Bei den verbleibenden 12 Prozent handle es sich um Ölimporte der Raffinerie im brandenburgischen Schwedt nahe der polnischen Grenze, sagte Habeck. Diese kommen über die «Druschba»-Pipeline an.

«Und Schwedt, das darf ich einfach mal aussprechen, wird von einer russischen Firma, von Rosneft, gemanagt», sagte Habeck. Das Geschäftsmodell des Staatskonzerns sei es, russisches Öl zu kaufen. Wenn man dieses Öl nicht mehr haben wolle, brauche man für Schwedt eine Alternative. Diese Alternative zu entwickeln, sei die Aufgabe der kommenden Tage.

Das Wirtschaftsministerium teilte mit, zusammen mit Polen sollten alternative Importrouten für Öl ausgelotet werden. Das zielt vor allem auf die Versorgung Ostdeutschlands.

Pläne in Schwedt noch unklar

Welche Schritte Habeck mit Blick auf die Besitzverhältnisse in Schwedt plant, ist unklar. Die Raffinerie in Brandenburg soll fast vollständig vom russischen Staatskonzern Rosneft übernommen werden – dies wird derzeit vom Wirtschaftsministerium überprüft.

Ein westliches Ölembargo gegen Russland hatte die Bundesregierung bisher skeptisch gesehen. Noch größer ist der Widerstand gegen ein Gasembargo. Für russische Kohle hatten die EU-Staaten dagegen Anfang April einen Importstopp beschlossen – jedoch mit einer Übergangsfrist von vier Monaten.

Beim Gas ist die deutsche Abhängigkeit größer als von russischer Kohle und russischem Öl. Die polnische Klimaministerin Moskwa sagte: «Wir schätzen die Geste der EU, was das Embargo für Kohle angeht. Wir erwarten das gleiche Embargo für die weiteren russischen Rohstoffe – ohne unnötige Verzögerung, hier und jetzt.»

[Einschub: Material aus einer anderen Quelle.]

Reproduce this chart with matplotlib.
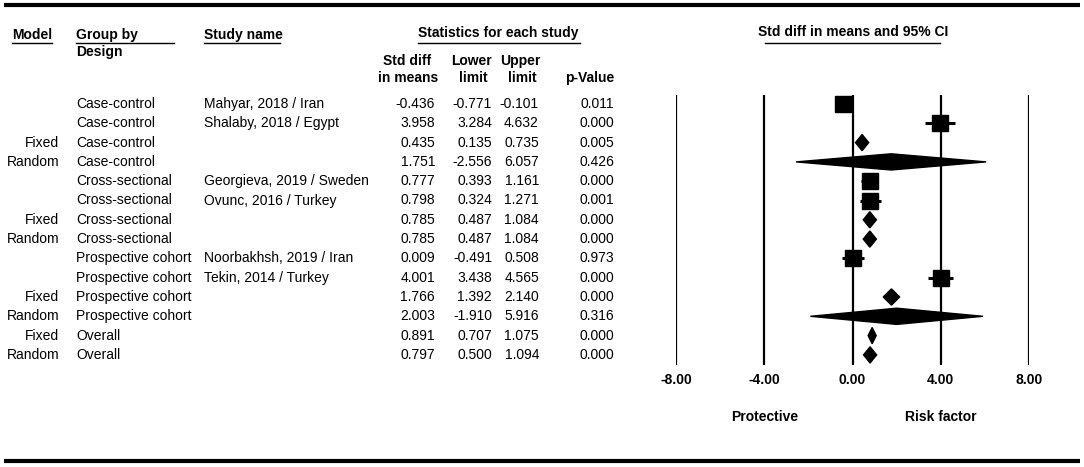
import matplotlib.pyplot as plt
from matplotlib.patches import Polygon
from matplotlib.transforms import blended_transform_factory

plt.rcParams['font.family'] = ['Liberation Sans', 'DejaVu Sans']

# Data
model = ["", "", "Fixed", "Random", "", "", "Fixed", "Random",
         "", "", "Fixed", "Random", "Fixed", "Random"]
group = (["Case-control"] * 4 + ["Cross-sectional"] * 4
         + ["Prospective cohort"] * 4 + ["Overall"] * 2)
study = ["Mahyar, 2018 / Iran", "Shalaby, 2018 / Egypt", "", "",
         "Georgieva, 2019 / Sweden", "Ovunc, 2016 / Turkey", "", "",
         "Noorbakhsh, 2019 / Iran", "Tekin, 2014 / Turkey", "", "", "", ""]
est = [-0.436, 3.958, 0.435, 1.751, 0.777, 0.798, 0.785, 0.785,
       0.009, 4.001, 1.766, 2.003, 0.891, 0.797]
lower = [-0.771, 3.284, 0.135, -2.556, 0.393, 0.324, 0.487, 0.487,
         -0.491, 3.438, 1.392, -1.910, 0.707, 0.500]
upper = [-0.101, 4.632, 0.735, 6.057, 1.161, 1.271, 1.084, 1.084,
         0.508, 4.565, 2.140, 5.916, 1.075, 1.094]
pval = [0.011, 0.000, 0.005, 0.426, 0.000, 0.001, 0.000, 0.000,
        0.973, 0.000, 0.000, 0.316, 0.000, 0.000]
xticks = [-8, -4, 0, 4, 8]

W, H = 1084, 467
fig = plt.figure(figsize=(W / 100, H / 100), dpi=100)

# background axes in pixel units for the table part
bg = fig.add_axes([0, 0, 1, 1])
bg.set_xlim(0, W)
bg.set_ylim(H, 0)
bg.axis('off')

row0, step = 104, 19.3
fs = 10

# thick rules top and bottom
bg.plot([4, 1080], [5, 5], color='black', lw=3, solid_capstyle='butt')
bg.plot([4, 1080], [461, 461], color='black', lw=3, solid_capstyle='butt')

# headers
hb = dict(fontsize=fs, fontweight='bold', va='center')
bg.text(12, 35, "Model", ha='left', **hb)
bg.text(76, 35, "Group by", ha='left', **hb)
bg.text(76, 52, "Design", ha='left', **hb)
bg.text(204, 35, "Study name", ha='left', **hb)
bg.text(498, 33, "Statistics for each study", ha='center', **hb)
bg.text(853, 32, "Std diff in means and 95% CI", ha='center', **hb)
bg.text(407, 61, "Std diff", ha='center', **hb)
bg.text(408, 78, "in means", ha='center', **hb)
bg.text(471, 61, "Lower", ha='center', **hb)
bg.text(473, 78, "limit", ha='center', **hb)
bg.text(520, 61, "Upper", ha='center', **hb)
bg.text(522, 78, "limit", ha='center', **hb)
bg.text(614, 78, "p-Value", ha='right', **hb)

for x0, x1 in [(12, 52), (76, 174), (204, 280), (418, 580), (765, 940)]:
    bg.plot([x0, x1], [43, 43], color='black', lw=1)

# table rows
for i in range(len(est)):
    y = row0 + step * i
    bg.text(59, y, model[i], ha='right', va='center', fontsize=fs)
    bg.text(76, y, group[i], ha='left', va='center', fontsize=fs)
    bg.text(204, y, study[i], ha='left', va='center', fontsize=fs)
    bg.text(435, y, f"{est[i]:.3f}", ha='right', va='center', fontsize=fs)
    bg.text(492, y, f"{lower[i]:.3f}", ha='right', va='center', fontsize=fs)
    bg.text(539, y, f"{upper[i]:.3f}", ha='right', va='center', fontsize=fs)
    bg.text(614, y, f"{pval[i]:.3f}", ha='right', va='center', fontsize=fs)

# forest plot axes
top, bot = 95, 365
ax = fig.add_axes([676 / W, 1 - bot / H, 353 / W, (bot - top) / H])
ax.set_xlim(-8, 8)
ax.set_ylim((bot - row0) / step, (top - row0) / step)
for s in ax.spines.values():
    s.set_visible(False)
ax.set_yticks([])
ax.set_xticks(xticks)
ax.set_xticklabels([f"{t:.2f}" for t in xticks])
ax.tick_params(axis='x', length=0, pad=6, labelsize=fs)
for lbl in ax.get_xticklabels():
    lbl.set_fontweight('bold')
ax.vlines(xticks, *ax.get_ylim(), color='black', lw=1.6)

for i in range(len(est)):
    if study[i]:
        ax.hlines(i, lower[i], upper[i], color='black', lw=2.2, zorder=3)
        ax.plot(est[i], i, 's', color='black', ms=11.5, zorder=4)
    else:
        h = 0.42
        ax.add_patch(Polygon([(lower[i], i), (est[i], i - h), (upper[i], i),
                              (est[i], i + h)], closed=True,
                             color='black', zorder=4))

tr = blended_transform_factory(ax.transData, ax.transAxes)
ax.text(-4, -0.193, "Protective", transform=tr, ha='center', va='center',
        fontsize=fs, fontweight='bold')
ax.text(4, -0.193, "Risk factor", transform=tr, ha='center', va='center',
        fontsize=fs, fontweight='bold')

fig.savefig("out.png", dpi=100)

Auch Experte hält Ölembargo für machbar

Eine Untersuchung des Energieexperten Steffen Bukold für die Umweltorganisation Greenpeace kommt zum Ergebnis, dass ein Ölembargo gegen Russland für Deutschland verkraftbar wäre. Die Folgen für die Ölpreise wären voraussichtlich begrenzt. Ein Embargo wäre wirksam und würde Russland treffen, heißt es darin.

Demnach kommen zwei Drittel der deutschen Ölimporte aus Russland bisher über die Druschba-Pipeline nach Ostdeutschland. Das letzte Drittel gelange über Häfen nach Westdeutschland – diese Ölmengen könnten problemlos ersetzt werden. Um im Falle eines Embargos diese Lieferungen zu ersetzen, müsste laut der Studie Tankeröl auf dem Weltmarkt eingekauft werden. Die Raffinerien im Osten könnten über alternative Routen versorgt werden.

Brandenburgs Ministerpräsident Dietmar Woidke (SPD) warnte vor weitreichenden Folgen eines möglichen Lieferstopps von Gas und Öl aus Russland für ganz Deutschland. «Wenn gelegentlich von drei Millionen zusätzlichen Arbeitslosen geschrieben wird, falls kein Gas und Erdöl mehr aus Russland geliefert wird, so halte ich das für eine Untertreibung», sagte Woidke in einem Interview der «Märkischen Oderzeitung» (Dienstag). Die Energiepreise würden «noch einmal drastisch steigen».